One million inputs will approximately create 500MB additional RAM consumption, meaning half a megabyte per input. ^^ This is fine for now altough not very beautiful and imcompatible with keeping the system running for multiple hours (dependent on aviable ram) in for example a rover scenario, here is the statement I've used for testing: (let [sentence (parse2 "<tim --> cat>.")] (doseq [u (range 1000000)] (cast! (whereis :task-creator) [:sentence-msg sentence])))

patham9 commented 8 years ago

Seth said that the issue may lie in the unbounded mailbox. But I don't think this can be the issue, given that the memory stays full even though the input sequence was passed in minutes ago, meaning the system had enough time to process them all. The only case where this processing time wouldn't ever be enough is if there is at least one message per input which is part of an infinitely circling message group in the system, meaning there is at least one more message in the system by every input which "stays". The shortest loop would be having an actor which sends a message to itself when processing the message type it sends.
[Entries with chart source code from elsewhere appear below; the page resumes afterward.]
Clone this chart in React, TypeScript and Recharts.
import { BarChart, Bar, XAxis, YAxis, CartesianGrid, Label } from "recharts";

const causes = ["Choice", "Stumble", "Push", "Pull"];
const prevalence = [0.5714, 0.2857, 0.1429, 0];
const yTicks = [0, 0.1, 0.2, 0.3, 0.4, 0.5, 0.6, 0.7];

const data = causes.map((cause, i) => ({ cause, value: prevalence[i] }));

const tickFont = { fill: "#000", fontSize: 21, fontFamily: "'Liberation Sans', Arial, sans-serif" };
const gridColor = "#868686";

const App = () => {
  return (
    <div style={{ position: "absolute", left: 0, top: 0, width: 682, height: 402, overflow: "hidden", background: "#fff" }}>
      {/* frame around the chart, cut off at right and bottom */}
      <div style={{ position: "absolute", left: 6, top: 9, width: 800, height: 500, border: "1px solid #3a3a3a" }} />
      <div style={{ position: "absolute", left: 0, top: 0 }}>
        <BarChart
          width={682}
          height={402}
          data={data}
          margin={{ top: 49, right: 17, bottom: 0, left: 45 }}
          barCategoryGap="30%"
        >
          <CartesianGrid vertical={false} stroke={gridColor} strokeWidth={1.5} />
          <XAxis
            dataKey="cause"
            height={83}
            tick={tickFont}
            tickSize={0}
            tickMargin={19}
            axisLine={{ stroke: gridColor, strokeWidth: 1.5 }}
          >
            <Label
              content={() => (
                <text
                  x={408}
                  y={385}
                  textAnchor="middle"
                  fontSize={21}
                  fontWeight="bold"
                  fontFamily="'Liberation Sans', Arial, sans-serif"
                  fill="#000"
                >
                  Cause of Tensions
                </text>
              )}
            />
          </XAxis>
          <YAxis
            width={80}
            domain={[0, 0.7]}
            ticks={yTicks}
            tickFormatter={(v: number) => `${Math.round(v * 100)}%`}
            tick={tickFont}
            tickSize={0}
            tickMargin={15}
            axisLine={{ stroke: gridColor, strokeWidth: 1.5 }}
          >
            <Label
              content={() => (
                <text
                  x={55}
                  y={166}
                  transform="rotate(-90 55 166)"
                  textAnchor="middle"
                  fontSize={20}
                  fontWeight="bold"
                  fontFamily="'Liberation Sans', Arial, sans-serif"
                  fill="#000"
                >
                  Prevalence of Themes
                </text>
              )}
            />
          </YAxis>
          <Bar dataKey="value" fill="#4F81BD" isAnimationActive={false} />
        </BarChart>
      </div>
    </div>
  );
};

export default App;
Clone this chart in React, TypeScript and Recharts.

We have to check whether this is really not happening at any place, like in local inference where it could dependent on the implementation easily happen.

(side note: setting a maximum mailbox size for the actors is not a good idea since the system-internal messages are crucial, only valid thing is to have task-creator having a fixed size bag buffer from which it just enters a maximum amount per time (another tick timer required here) potentially forgetting low-priority items in this process, the design needs to be such that mailboxes are bounded by this alone already given slow enough timer tick)
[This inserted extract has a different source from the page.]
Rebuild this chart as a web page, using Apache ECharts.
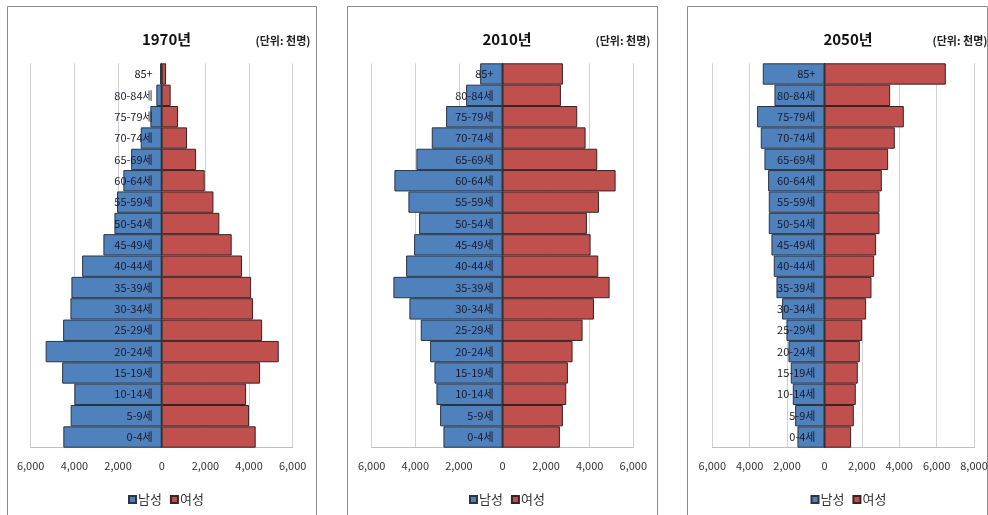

TonyLo1 commented 8 years ago

I looked into the mailbox possibility yesterday. It is possible for mailboxes to grow indefinitely if the load is not balanced across the actors correctly. However, this is not the case here as reducing the scheduler time interval would have removed this issue and it did not.

On the wider issue of using a mailbox-size policy, I agree that it is not ideal to restrict the size, but It can be managed without losing messages (it would affect timing though). However, gen-servers can't use the args available to standard actors, nor can the supervisor use mailbox-size params.
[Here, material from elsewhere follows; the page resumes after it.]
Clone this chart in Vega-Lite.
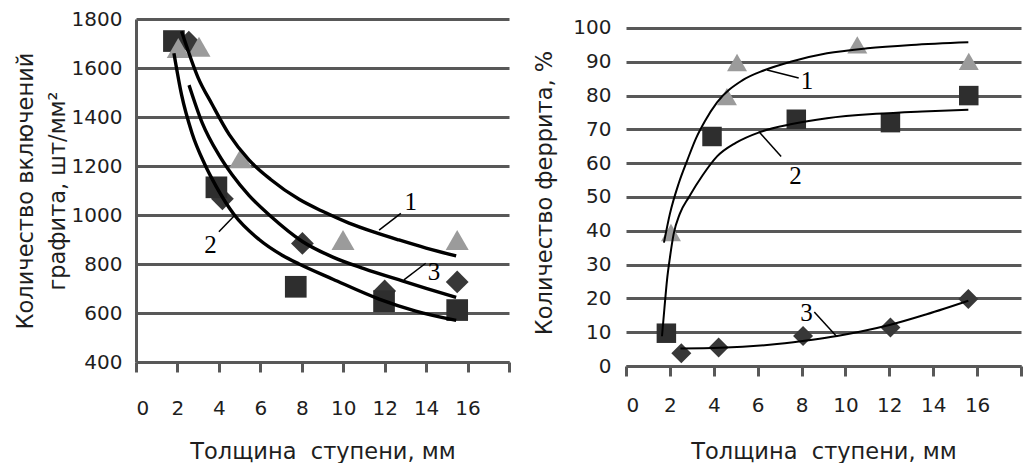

It is possible that seth's comments about the instrumentation support could be adding overhead for each call. May be worth turning off some of the checks.

patham9 commented 8 years ago

I don't agree, if the scenario I described happens it doesn't matter what the sheduling interval will be and the message amount would still grow.

To the max mailbox size: It's not an issue that we can't apply it, we should have a task creator tick and having task-creator bag-buffering its incoming tasks anyway.

TonyLo1 commented 8 years ago

we're not talking about the same things :) And I agree that using a bag in task-creator is an option for one form of load balancing.

No need for an additional timer here, as the system-time-tick is sufficient. each tick, n tasks are selected from the task-creator bag and posted to dispatcher.

This doesn't resolve the leak though, just helps with load balancing.

TonyLo1 commented 8 years ago

A better design would be to have two load reducers:

  1. processing new input
  2. processing derived results

so two bags which allow n selections per system-time-tick to be passed to task creator. System throughput is then controlled by two parameters n1, n2 in the respective load reducers.

patham9 commented 8 years ago

I agree, let's do it this way.

TonyLo1 commented 8 years ago

Ok, I'll make the change now. Do you need to commit anything?

patham9 commented 8 years ago

Cool. Not currently, I will work on the termlinks though but I will tell you when I will put it in so that we can coordinate. (And let's ignore the memory leak for now, and finish the design, because one million inputs is fine for whatever demo we will show in July)

TonyLo1 commented 8 years ago

ok, sound good. Here is link to updated design (to check we are talking the same language :) )

https://creately.com/diagram/io495zy71/QECAuWUHTXIfmbr0Cz59ulOaASg%3D

TonyLo1 commented 8 years ago

memory leak seems to be resolved with load-reducer :)

Don't understand why though!

patham9 commented 8 years ago

analysis can follow in the future, closed for now.